Induced Housing Demand

January 23rd, 2017
housing
When talking about constructing housing in areas where housing prices are very high, some progressives make an argument that new construction makes things worse. Here's an example that was interesting to me, primarily because it's atypically clear about the economics that the author has in mind:

Almost any new market rate housing, even projects that don't directly displace anybody, will increase housing demand more than they increase supply, so the end result will be upward pressure on rents for everybody. ... And by making residential investment so profitable in gentrifying neighborhoods, new market housing makes the problem worse.
 — comment, via @MetroObserver via Michael Blume

Their argument is something like: when you build housing supply goes up. Demand also typically goes up as well, because you've made the area nicer, which we'll call induced demand. In most places, increasing supply by one housing unit induces some demand but less than one unit's worth. San Francisco is not most places, however, and here building one more unit induces more than one unit of demand. So building more only makes things worse.

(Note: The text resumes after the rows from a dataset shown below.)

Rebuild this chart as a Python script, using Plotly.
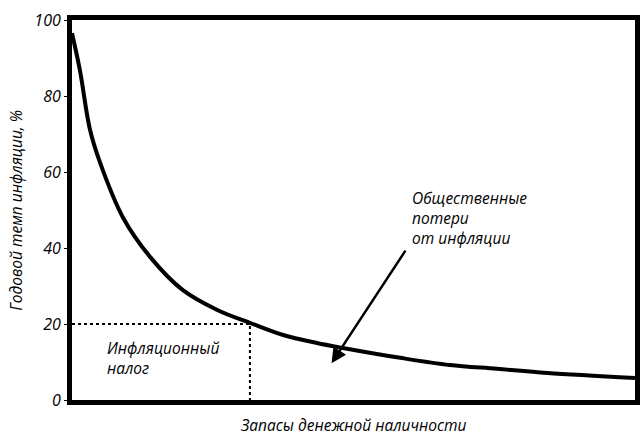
import plotly.graph_objects as go

# Curve: money holdings (x, arbitrary units) vs annual inflation rate (%)
money_stock = [0, 1.4, 3.2, 5.0, 9.1, 13.9, 19.7, 25.8, 31.6, 37.5, 43.5, 48.1, 58.3, 67.1, 75.5, 84.4, 100]
inflation = [96.5, 86.8, 71.1, 62.4, 47.9, 37.6, 28.9, 23.7, 20.3, 17.1, 15.0, 13.7, 11.1, 9.2, 8.2, 7.1, 5.8]

# Reference point for the inflation tax rectangle
tax_x = 31.6
tax_y = 20

y_ticks = [0, 20, 40, 60, 80, 100]

FONT = "Open Sans"

fig = go.Figure()

fig.add_trace(go.Scatter(
    x=[0, tax_x, tax_x], y=[tax_y, tax_y, 0], mode="lines",
    line=dict(color="black", width=2, dash="dot"), hoverinfo="skip", showlegend=False,
))
fig.add_trace(go.Scatter(
    x=money_stock, y=inflation, mode="lines",
    line=dict(color="black", width=4, shape="spline", smoothing=1.0),
    showlegend=False,
))

fig.add_annotation(
    x=46.1, y=9.7, ax=59.4, ay=39.7, xref="x", yref="y", axref="x", ayref="y",
    showarrow=True, arrowhead=2, arrowsize=1.2, arrowwidth=2.5, arrowcolor="black", text="",
)
fig.add_annotation(
    x=60.0, y=56.5, xref="x", yref="y", xanchor="left", yanchor="top", align="left",
    text="Общественные<br>потери<br>от инфляции", showarrow=False,
    font=dict(family=FONT, size=15.5, color="black", style="italic"),
)
fig.add_annotation(
    x=5.8, y=17.0, xref="x", yref="y", xanchor="left", yanchor="top", align="left",
    text="Инфляционный<br>налог", showarrow=False,
    font=dict(family=FONT, size=15.5, color="black", style="italic"),
)
fig.add_annotation(
    x=0.5, y=-0.066, xref="paper", yref="paper", xanchor="center", yanchor="middle",
    text="Запасы денежной наличности", showarrow=False,
    font=dict(family=FONT, size=15.5, color="black", style="italic"),
)
fig.add_annotation(
    x=-0.1, y=0.5, xref="paper", yref="paper", xanchor="center", yanchor="middle",
    text="Годовой темп инфляции, %", showarrow=False, textangle=-90,
    font=dict(family=FONT, size=15.5, color="black", style="italic"),
)

fig.update_layout(
    width=644, height=438,
    margin=dict(l=72, r=9, t=20, b=38),
    paper_bgcolor="white", plot_bgcolor="white",
    xaxis=dict(range=[0, 100], showgrid=False, zeroline=False, showticklabels=False,
               ticks="", showline=True, linecolor="black", linewidth=5, mirror=True,
               automargin=False),
    yaxis=dict(range=[0, 100], showgrid=False, zeroline=False, tickvals=y_ticks,
               ticks="outside", ticklen=3, tickcolor="black", tickwidth=1,
               showline=True, linecolor="black", linewidth=5, mirror=True,
               automargin=False,
               tickfont=dict(family=FONT, size=16, color="black", style="italic")),
)

fig.write_html("out.html", config={"displayModeBar": False},
               post_script="document.body.style.margin='0';document.body.style.overflow='hidden';")
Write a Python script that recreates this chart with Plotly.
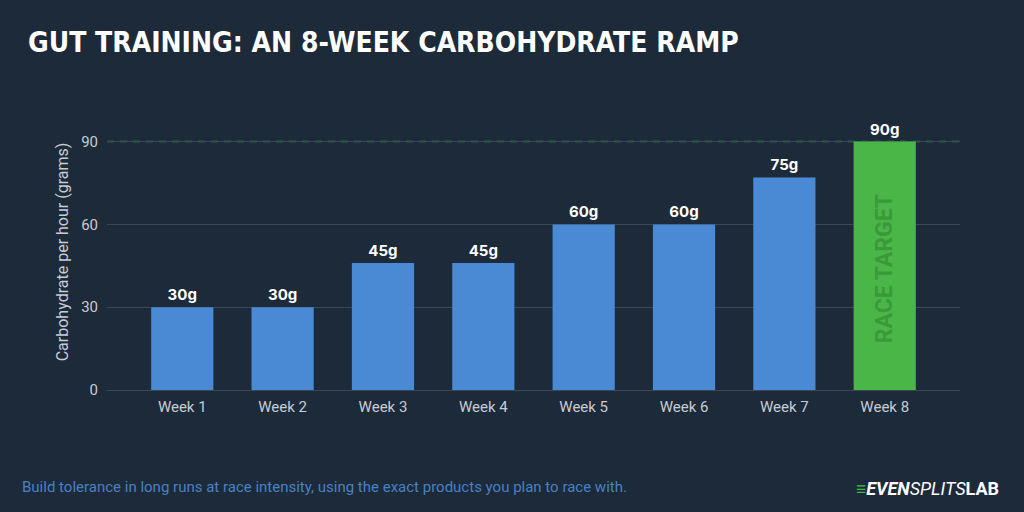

If you accept this, then all things being equal you should favor destroying existing units, say when the current tenants move out. The idea is that each unit destroyed would decrease demand by more than one unit, lowering rents. My guess is, however, that the people who make this argument believe that each unit destroyed decreases demand by less than one unit, and so also raises rents and makes the problem worse. This isn't possible: adding a unit and removing a unit can't both result in higher rents.